**Work to be completed:**
Count how many lines of the material hold "matplotlib". Respond with that number alone.

-- Begin --

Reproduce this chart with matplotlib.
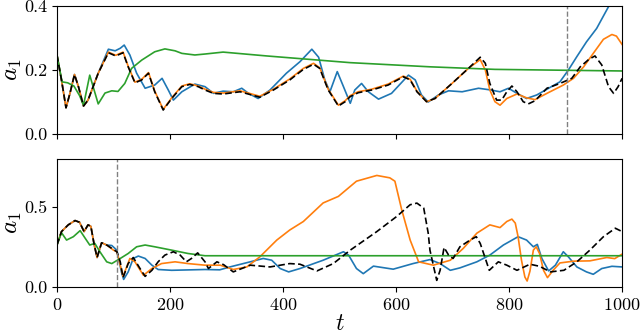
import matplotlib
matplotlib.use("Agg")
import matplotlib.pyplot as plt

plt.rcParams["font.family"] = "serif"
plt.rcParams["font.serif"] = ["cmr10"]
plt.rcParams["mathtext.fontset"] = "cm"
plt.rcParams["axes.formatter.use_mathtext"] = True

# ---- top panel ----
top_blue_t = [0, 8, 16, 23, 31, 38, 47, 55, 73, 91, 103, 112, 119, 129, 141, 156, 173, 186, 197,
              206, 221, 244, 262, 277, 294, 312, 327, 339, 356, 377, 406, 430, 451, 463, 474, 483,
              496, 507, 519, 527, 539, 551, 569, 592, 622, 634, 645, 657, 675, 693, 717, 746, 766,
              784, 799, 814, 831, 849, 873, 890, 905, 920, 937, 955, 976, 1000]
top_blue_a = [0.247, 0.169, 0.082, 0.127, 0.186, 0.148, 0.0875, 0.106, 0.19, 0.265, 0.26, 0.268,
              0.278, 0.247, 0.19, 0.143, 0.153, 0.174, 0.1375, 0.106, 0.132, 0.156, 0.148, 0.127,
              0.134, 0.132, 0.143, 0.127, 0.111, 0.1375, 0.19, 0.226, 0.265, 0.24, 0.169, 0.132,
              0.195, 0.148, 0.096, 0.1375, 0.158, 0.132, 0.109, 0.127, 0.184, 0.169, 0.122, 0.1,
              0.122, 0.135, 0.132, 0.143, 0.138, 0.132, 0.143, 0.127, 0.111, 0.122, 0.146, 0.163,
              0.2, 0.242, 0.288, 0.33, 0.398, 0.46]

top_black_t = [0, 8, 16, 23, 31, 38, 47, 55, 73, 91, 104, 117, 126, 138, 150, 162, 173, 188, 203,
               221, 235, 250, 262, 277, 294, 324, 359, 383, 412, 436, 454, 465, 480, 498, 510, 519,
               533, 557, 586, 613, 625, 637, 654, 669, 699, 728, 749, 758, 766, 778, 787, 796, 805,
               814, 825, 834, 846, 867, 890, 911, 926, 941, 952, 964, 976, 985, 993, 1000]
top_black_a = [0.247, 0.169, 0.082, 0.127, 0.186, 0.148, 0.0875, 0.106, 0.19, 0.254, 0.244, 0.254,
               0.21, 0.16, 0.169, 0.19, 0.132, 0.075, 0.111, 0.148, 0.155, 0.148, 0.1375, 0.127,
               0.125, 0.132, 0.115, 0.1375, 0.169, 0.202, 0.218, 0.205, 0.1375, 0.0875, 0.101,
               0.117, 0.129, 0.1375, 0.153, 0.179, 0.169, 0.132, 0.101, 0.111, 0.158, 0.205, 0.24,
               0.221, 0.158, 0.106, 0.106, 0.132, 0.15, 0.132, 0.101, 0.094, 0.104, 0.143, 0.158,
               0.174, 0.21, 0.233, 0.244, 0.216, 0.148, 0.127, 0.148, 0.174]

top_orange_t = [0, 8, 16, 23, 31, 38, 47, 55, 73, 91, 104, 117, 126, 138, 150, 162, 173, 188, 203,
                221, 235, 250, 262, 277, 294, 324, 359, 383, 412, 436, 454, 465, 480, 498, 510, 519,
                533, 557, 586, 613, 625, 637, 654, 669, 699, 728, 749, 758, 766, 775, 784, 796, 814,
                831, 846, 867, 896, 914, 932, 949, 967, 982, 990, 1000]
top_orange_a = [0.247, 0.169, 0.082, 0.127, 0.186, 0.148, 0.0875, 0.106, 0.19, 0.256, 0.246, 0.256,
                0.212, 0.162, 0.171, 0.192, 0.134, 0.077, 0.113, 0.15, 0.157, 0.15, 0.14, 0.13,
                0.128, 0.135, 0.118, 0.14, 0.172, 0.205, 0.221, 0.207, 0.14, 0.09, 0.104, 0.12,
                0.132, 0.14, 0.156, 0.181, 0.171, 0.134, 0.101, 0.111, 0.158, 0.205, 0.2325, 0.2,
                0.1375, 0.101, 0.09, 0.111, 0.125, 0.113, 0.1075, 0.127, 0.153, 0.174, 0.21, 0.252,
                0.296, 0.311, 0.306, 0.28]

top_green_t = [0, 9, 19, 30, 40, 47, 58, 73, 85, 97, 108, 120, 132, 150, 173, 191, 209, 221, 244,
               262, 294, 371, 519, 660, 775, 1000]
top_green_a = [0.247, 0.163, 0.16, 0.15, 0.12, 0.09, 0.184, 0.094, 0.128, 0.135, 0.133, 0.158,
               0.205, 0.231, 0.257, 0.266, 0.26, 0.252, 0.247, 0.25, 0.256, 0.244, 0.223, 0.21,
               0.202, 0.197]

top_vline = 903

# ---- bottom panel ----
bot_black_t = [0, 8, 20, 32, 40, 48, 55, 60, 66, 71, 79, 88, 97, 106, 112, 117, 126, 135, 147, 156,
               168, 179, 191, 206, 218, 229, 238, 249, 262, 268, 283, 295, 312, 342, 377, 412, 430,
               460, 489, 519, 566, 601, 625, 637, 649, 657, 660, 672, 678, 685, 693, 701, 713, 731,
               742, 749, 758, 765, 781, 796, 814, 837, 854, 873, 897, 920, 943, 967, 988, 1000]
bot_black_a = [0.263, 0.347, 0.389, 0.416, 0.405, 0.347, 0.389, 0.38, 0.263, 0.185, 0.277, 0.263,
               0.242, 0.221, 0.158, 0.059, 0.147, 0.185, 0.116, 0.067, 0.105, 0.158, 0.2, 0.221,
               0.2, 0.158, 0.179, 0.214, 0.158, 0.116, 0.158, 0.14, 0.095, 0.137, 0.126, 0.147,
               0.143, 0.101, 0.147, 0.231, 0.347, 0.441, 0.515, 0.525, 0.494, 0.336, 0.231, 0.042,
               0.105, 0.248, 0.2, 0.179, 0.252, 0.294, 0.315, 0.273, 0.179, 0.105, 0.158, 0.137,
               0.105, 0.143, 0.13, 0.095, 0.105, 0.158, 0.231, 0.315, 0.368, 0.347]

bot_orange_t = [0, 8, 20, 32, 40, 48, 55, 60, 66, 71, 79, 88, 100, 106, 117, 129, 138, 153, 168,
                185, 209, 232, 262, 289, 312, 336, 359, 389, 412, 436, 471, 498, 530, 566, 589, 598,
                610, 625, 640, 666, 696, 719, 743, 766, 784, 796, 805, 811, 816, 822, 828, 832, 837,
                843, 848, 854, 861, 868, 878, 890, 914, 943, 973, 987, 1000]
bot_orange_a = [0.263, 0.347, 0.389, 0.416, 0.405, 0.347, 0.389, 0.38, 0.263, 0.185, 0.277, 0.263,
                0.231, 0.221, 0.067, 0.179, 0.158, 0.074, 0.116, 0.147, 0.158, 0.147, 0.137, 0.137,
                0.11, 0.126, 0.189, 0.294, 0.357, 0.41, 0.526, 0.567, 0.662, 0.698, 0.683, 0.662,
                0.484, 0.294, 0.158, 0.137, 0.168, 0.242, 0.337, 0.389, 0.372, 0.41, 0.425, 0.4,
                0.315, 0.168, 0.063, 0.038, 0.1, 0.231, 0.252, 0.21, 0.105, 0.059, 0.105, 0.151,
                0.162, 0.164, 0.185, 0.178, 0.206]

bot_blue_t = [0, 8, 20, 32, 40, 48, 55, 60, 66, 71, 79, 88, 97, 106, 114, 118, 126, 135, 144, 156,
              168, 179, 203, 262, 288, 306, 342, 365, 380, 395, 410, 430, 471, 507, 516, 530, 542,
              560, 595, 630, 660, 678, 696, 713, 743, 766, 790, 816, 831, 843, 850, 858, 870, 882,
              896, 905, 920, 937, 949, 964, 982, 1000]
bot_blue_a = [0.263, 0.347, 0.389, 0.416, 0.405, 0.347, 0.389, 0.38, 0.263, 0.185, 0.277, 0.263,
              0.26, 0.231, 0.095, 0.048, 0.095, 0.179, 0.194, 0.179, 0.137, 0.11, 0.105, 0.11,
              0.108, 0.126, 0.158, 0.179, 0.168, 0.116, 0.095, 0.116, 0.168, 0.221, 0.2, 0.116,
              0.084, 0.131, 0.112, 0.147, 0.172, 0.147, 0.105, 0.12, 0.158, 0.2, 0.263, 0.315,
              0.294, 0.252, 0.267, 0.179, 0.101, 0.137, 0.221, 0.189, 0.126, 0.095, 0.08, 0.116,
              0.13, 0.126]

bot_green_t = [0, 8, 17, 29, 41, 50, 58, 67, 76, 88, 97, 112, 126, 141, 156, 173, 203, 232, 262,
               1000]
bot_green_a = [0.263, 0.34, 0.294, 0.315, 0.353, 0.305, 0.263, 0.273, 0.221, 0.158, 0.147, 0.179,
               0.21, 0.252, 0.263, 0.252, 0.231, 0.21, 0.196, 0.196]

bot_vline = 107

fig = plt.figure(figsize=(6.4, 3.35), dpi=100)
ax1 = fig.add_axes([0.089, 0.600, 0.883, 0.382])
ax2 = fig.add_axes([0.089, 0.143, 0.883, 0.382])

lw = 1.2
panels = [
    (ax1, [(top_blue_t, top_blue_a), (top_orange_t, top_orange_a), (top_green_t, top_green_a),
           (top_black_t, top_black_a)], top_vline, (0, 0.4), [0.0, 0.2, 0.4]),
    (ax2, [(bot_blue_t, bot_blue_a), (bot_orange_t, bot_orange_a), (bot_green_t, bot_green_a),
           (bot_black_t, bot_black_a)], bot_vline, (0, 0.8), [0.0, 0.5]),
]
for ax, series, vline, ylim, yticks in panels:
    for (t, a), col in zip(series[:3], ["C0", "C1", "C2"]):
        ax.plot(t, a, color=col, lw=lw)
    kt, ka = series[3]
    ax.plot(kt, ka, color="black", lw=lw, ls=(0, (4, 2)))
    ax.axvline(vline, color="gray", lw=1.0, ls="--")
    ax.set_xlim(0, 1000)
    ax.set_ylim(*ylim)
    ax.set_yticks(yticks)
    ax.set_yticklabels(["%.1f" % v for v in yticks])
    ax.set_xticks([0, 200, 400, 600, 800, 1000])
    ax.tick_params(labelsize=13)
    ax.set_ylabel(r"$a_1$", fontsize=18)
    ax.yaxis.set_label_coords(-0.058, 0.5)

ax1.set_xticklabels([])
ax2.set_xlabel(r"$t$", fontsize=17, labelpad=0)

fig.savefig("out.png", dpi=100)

-- End --

**Problem solution:**
4